Uma noite de trovoada no meio da vegetação densa e o ressoar dos relâmpagos, fazem lembrar as rajadas de tiros na guerra. Formigas correm, atropelando-se, seguindo o ritmo do seu trabalho, qual comunidade apressada. O cenário é a Guiné-Bissau nos dias de hoje, sob o olhar de dois cineastas portugueses, quase 50 anos depois da independência daquele país. Aos poucos, vão surgindo objectos que procuram estabelecer o olhar inevitável e protelado sobre a guerra nas antigas colónias portuguesas e os vestígios remanescentes dessa época. Seja na ficção ou no documentário, regressar a esse tema, torna-se de importância extrema, e voltar aos países africanos que tiveram sob domínio português, para perceber a evolução pós-colonial desses territórios, tem sido centro de vários filmes estreados em Portugal ao longo dos últimos anos. É o caso deste Fogo no Lodo, de Catarina Laranjeiro (investigadora do instituto de história contemporânea da NOVA FCSH), e Daniel Barroca (artista visual), que estreou na competição portuguesa do 21º Doclisboa.
Há décadas que Portugal adia um longo debate de dimensão nacional, essencial para a percepção que hoje se tem daquilo que foi essa guerra. Esse tempo vive como fantasma na nossa memória colectiva através dos testemunhos daqueles que a viveram na pele. O que é proposto em Fogo no Lodo é um olhar atento e presente em Unal, uma aldeia de produtores de arroz, onde surgiram os primeiros a envolver-se na revolta armada e na luta pela libertação da Guiné-Bissau.
O trabalho de Catarina e Daniel prende-se na tentativa de perceber a espiritualidade daquele povo e de como isso os terá conduzido para a luta.
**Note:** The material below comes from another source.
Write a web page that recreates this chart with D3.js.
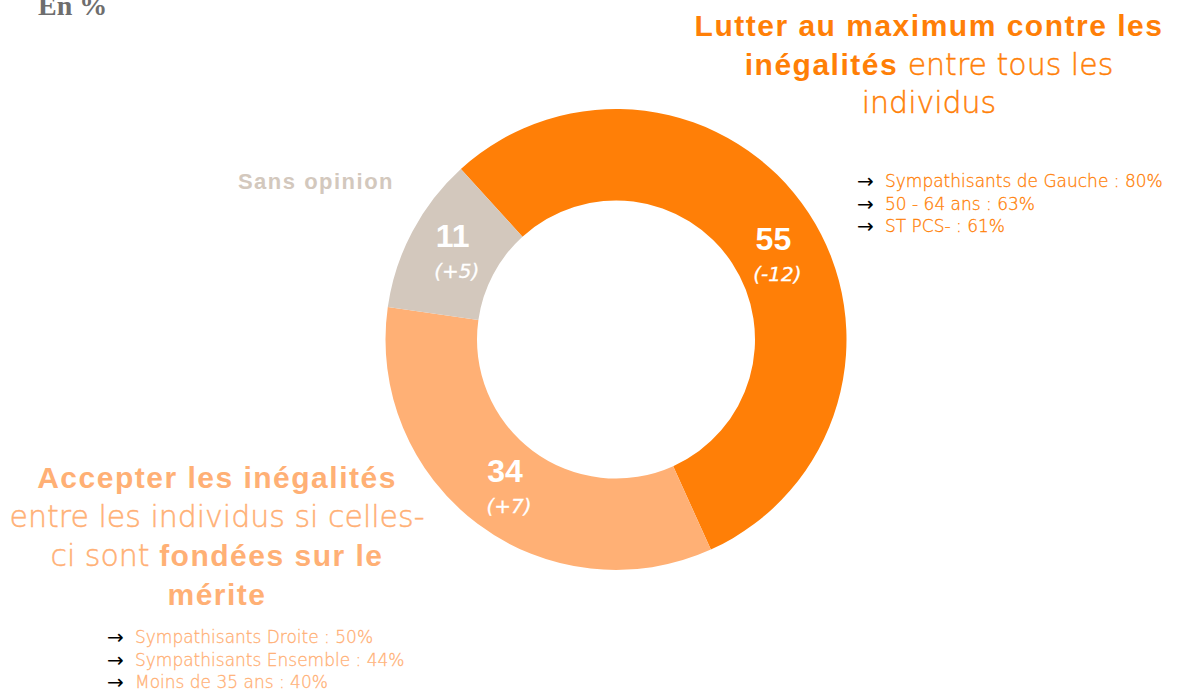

Na forma como a comunidade se organiza, nas danças dos mais jovens, nos rituais dos velhos e nos cânticos das mulheres, transparece uma comunidade que se ergue para enfrentar espectros do passado. Entre o lado religioso e político, entre aqueles que lutaram na guerra e os novos que só herdaram os testemunhos e as marcas deixadas no país, registam-se as conversas sobre as memórias da guerra, rodeadas pela beleza profunda da natureza e pelos semblantes vincados pelo tempo do trabalho na produção de arroz. Todo um ciclo de trabalho colectivo, por vezes ainda longe do nosso discernimento.
No que toca à ética de trabalho de um cineasta, há sempre uma tensão que é preciso gerir, quando a voz daquelas populações é guiada por aqueles que sempre tiveram voz. Impõe-se um olhar directo, honesto, de igual para igual, que evite cair na tentação de esteticizar e criar uma imagem baseada nas nossas concepções. É preciso se prestar a ver e ouvir. O que fica notório ao ver este filme é esse lugar da câmara e, consequentemente, o lugar do espectador. Sem intertítulos explicativos ou qualquer voz a narrar, para lá da voz dos que estão representados, Fogo no Lodo é uma sequência de cenas marcadas por essa distância, puramente observacionais do trabalho na aldeia, dos relatos sobre o passado, e dos momentos de convívio ao som da música e dos dispositivos eletrónicos que, aos poucos, invadem aquela aldeia. Há um cuidado para não se deixar deslumbrar pela beleza da natureza e das pessoas daquela aldeia. Porém, talvez essas cautelas também impeçam o filme de ir mais ao encontro da temática de que parece querer aproximar-se, acabando por transmitir uma visão contida da relação da câmara com as pessoas – ou das pessoas com a câmara -, que mesmo alguns planos mais aproximados não conseguem disfarçar. Ficamos com a ideia de que era preciso mais tempo na aldeia de Unal, para que o filme se tornasse mais do que um apanhado do quotidiano dos guineenses. Recolha valiosa sim, mas pouco cinematográfica.
O intuito de fazer uma recolha da cosmologia política de uma aldeia com cerca de 500 habitantes, reflecte-se aqui sob esse olhar antropológico, com uma fotografia cuidada, pouco saturada, e um desenho sonoro que ganha destaque pelo uso hábil das vozes e narrativas das pessoas. Vozes que, muitas vezes, só na montagem puderam entender, pela barreira imposta pela língua.
Tentando, ainda assim, ser terreno para levantar discussões prementes, sai-se da sala com a consciência de que se viu algo importante, feito com cuidado e atenção, fulcral para que o diálogo de lembranças perdure e nos consiga trazer mais conclusões e informação sobre uma guerra, cujas atrocidades e crimes, estão ainda longe da percepção pública. E em defesa do filme, talvez não possa ser de outra forma: como uma escuta atenta, sem floreados ou visões quiméricas, onde transparece a sensibilidade dos realizadores.